Samuel Pimenta tem razão ao afirmar que a partilha pública, pelo presidente, da foto manipulada “desonra a memória do scalabitano Bernardo Santareno”, porque da foto original se apagou o nome de Santareno e porque toda a sua obra vale pela sua grande qualidade literária, pelo seu humanismo, mas também pela sua dimensão de intervenção social e política contra o fascismo, não fazendo qualquer sentido associá-lo à luta contra o comunismo. Na sua obra Mares do Fim do Mundo até os peixes encarnados são comunistas. Alguns dos comentários ao post do Presidente acusaram-no precisamente de desinformação (“Estudar um pouco de História seria aconselhável, para não se escreverem disparates!”). Samuel Pimenta vai mais longe, escrevendo que a partilha pública da foto manipulada “desonra (…) a herança dos Capitães de Abril”. Um dos primeiros comentários à atitude do presidente foi precisamente um “Está lindo está... Volta Salgueiro Maia!! !!”
Em defesa do município, a vice-presidente Inês Barroso escreveu um texto, com a posição contrária, que intitulou “Bernardo Santareno continuará a ser homenageado por e para Santarém”, que não retrata exactamente o que se passou e, por isso, importa repor a verdade dos factos. Afirma que o Grupo Coordenador das Comemorações foi constituído por “iniciativa do município e também da sociedade civil”. A iniciativa não partiu da Câmara, mas da Associação das Comemorações Populares do 25 de Abril de Santarém, que, em Novembro de 2019, decidiu juntar associações culturais, artistas e outras entidades culturais, numa reunião que se realizou no Fórum Actor Mário Viegas. Nesta reunião, escolheram-se cinco entidades responsáveis por realizar contactos com mais entidades locais e agendar uma reunião com a Câmara para se articular esforços com o objectivo de prestigiar e dar a conhecer Santareno. A autarquia integrou o Grupo só em Dezembro.
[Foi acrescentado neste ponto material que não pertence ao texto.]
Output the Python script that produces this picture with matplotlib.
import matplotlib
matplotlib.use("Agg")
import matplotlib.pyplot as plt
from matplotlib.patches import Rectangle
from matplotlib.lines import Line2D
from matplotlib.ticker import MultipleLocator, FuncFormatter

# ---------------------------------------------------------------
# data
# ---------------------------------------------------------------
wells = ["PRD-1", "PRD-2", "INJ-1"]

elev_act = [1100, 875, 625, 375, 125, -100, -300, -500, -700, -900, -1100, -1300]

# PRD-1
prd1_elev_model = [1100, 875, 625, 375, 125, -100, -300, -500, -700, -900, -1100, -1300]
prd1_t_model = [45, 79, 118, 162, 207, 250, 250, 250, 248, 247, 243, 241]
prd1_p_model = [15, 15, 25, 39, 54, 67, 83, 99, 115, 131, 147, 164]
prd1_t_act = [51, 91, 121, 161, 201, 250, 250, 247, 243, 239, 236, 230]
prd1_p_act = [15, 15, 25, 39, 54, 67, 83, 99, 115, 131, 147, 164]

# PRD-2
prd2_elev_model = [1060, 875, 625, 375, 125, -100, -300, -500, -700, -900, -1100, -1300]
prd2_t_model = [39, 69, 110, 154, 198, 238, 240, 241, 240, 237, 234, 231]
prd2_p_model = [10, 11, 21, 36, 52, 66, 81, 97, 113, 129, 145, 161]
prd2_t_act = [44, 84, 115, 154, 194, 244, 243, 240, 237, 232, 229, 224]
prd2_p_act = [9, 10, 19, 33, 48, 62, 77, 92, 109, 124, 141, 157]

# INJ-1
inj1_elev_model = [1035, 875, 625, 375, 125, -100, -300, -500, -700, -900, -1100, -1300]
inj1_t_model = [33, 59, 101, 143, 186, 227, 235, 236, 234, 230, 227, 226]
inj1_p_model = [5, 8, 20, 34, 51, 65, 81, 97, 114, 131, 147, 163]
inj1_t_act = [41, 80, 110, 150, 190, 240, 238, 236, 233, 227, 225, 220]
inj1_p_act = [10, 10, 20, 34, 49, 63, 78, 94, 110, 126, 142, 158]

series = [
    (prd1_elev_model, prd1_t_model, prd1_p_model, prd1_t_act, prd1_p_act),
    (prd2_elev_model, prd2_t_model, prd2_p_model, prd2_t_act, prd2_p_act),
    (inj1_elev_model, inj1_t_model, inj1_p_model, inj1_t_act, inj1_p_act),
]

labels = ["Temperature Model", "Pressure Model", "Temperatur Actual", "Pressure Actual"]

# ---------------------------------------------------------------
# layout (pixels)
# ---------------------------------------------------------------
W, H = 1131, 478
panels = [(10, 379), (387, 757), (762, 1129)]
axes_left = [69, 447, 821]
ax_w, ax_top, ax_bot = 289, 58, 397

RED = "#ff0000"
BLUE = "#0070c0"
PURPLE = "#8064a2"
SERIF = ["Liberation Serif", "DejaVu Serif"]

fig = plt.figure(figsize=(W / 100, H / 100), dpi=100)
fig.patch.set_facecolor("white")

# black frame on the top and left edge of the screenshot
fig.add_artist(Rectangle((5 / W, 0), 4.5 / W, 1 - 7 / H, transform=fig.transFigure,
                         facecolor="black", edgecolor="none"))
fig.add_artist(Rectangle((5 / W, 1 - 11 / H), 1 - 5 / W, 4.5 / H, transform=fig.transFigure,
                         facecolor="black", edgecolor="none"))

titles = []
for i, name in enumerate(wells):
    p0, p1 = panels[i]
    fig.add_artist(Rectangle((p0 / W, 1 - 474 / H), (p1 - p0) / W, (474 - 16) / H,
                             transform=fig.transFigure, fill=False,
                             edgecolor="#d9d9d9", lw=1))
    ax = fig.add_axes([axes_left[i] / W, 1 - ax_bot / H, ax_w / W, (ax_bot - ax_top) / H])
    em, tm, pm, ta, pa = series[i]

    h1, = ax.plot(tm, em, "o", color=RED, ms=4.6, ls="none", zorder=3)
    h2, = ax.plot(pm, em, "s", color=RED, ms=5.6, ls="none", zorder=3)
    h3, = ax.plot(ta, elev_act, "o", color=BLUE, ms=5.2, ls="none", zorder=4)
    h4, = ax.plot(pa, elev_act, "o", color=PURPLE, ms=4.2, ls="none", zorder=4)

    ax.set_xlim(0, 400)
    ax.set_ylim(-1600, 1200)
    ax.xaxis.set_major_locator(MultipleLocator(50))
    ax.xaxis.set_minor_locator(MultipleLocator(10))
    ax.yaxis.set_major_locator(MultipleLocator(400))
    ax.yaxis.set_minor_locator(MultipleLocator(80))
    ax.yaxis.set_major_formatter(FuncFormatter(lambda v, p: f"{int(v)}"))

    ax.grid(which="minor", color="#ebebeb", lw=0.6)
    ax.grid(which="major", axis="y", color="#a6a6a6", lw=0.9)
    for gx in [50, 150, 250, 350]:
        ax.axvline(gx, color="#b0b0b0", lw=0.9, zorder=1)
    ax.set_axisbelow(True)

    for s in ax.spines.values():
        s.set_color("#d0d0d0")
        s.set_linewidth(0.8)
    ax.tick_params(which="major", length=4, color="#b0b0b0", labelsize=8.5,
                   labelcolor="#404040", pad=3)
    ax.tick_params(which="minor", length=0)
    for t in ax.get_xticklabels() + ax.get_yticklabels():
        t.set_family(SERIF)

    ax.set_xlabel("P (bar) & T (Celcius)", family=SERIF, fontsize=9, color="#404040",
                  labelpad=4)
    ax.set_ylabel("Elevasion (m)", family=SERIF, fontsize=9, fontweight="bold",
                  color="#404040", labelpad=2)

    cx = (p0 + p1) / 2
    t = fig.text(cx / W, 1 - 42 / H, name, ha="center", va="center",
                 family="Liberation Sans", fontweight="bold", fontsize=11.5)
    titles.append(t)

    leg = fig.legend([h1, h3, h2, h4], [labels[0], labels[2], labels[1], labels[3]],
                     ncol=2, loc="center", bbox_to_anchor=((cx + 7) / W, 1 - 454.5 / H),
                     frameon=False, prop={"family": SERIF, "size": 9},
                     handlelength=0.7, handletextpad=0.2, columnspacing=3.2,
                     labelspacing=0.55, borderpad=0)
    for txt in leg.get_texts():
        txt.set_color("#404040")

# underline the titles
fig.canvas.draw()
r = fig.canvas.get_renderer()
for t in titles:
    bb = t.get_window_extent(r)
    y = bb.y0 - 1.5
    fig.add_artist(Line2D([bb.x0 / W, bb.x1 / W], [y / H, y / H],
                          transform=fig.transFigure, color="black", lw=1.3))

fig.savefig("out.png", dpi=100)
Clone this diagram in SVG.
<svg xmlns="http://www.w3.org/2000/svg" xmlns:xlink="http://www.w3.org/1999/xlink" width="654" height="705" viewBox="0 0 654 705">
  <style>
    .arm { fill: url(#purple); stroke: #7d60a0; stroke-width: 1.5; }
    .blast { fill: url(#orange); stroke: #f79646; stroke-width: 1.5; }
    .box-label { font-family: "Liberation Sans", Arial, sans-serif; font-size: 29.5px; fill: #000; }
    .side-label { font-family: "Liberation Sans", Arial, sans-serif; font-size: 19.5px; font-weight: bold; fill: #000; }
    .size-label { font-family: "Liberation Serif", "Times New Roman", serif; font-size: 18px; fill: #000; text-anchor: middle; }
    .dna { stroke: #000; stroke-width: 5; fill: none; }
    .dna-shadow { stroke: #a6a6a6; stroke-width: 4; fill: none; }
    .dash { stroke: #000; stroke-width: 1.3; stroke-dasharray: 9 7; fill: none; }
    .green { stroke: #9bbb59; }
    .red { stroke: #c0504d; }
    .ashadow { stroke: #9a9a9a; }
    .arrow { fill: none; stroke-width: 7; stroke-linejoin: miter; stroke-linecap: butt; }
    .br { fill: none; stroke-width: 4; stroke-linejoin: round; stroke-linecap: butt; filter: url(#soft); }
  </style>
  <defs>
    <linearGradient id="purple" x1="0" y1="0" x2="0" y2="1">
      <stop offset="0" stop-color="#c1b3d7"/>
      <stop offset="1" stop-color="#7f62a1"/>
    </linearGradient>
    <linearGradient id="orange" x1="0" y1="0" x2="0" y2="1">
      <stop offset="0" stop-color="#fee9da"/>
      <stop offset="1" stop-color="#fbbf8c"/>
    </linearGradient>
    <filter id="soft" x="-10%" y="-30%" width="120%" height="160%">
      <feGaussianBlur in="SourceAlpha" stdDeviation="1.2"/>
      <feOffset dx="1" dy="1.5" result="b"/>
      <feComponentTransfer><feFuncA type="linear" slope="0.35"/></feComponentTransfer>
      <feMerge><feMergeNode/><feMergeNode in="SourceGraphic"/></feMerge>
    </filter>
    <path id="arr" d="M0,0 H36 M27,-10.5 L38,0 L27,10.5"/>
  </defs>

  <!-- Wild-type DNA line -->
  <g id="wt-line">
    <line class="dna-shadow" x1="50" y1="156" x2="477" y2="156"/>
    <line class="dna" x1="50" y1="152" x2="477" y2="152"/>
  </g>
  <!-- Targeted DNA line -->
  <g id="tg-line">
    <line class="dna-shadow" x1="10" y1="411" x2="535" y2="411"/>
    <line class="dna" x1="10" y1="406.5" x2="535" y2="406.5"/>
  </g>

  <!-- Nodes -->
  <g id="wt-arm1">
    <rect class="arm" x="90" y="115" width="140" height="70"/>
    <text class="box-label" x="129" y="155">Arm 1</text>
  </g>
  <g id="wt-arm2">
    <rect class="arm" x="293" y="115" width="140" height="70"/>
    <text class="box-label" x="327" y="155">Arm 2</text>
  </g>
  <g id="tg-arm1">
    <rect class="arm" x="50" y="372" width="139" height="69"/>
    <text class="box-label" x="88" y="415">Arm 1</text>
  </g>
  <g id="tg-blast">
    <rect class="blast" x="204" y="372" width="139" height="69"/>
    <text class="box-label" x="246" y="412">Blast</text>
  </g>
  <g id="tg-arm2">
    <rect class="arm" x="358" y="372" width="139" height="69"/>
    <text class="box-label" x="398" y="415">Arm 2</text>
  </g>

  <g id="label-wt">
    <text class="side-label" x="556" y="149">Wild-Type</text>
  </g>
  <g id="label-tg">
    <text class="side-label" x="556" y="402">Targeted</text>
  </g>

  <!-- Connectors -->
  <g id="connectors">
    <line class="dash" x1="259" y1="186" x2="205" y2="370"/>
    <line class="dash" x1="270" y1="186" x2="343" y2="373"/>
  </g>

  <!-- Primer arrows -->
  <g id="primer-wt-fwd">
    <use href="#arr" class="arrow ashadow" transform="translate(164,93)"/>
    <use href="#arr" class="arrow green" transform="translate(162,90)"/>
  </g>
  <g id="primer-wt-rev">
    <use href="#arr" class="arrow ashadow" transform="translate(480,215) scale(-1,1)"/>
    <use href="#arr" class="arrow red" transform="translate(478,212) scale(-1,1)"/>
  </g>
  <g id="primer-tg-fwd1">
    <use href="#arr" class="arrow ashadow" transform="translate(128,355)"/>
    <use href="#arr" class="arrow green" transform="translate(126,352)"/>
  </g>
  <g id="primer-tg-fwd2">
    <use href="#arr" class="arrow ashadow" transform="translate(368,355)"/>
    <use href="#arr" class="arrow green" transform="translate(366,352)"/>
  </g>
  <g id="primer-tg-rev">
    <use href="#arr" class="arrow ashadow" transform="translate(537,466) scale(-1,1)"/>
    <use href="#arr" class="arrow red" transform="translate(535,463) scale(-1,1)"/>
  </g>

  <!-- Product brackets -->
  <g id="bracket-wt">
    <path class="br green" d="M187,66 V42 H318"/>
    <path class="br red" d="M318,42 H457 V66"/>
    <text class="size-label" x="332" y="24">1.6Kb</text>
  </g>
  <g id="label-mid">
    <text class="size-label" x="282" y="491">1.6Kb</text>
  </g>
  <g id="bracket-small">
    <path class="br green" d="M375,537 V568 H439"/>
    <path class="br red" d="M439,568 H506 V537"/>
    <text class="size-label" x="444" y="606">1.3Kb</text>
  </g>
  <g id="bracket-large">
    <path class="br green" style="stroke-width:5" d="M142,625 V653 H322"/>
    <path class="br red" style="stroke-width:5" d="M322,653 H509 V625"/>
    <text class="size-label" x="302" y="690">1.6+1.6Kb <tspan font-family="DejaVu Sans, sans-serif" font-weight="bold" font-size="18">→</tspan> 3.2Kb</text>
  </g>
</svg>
Sublinha Inês Barroso que “o presidente da Câmara, Ricardo Gonçalves, integra a lista de honra deste grupo nacional”, referindo-se à Comissão de Honra das Comemorações, mas a ausência dele na conferência de imprensa promovida pela Câmara não honrou essa “lista”, como não honrou a sua ausência nas várias iniciativas das comemorações em Santarém até à data.
Afirma que a CMS autorizou o mural e pediu “um draft” a 20 de Agosto e que a proposta só a 30 foi enviada, dando a parecer que a responsabilidade foi do artista e omitindo que, em Maio, quis adiar uma reunião do Grupo em vez de aceitar reunir a distância, faltando à reunião no Zoom. Depois, levou mais dois meses a responder ao pedido de autorização. Ou seja, levou meses a autorizar o uso de um muro e depois esperava que o artista, que estava de férias, produzisse “um draft” da pintura em menos de dez dias. E, como depois “não gostou muito” do draft, queria outras propostas em dois dias.
Diz que não existiu qualquer conotação política na recusa do mural por parte da Câmara, mas o horror do presidente ao comunismo veio provar o contrário.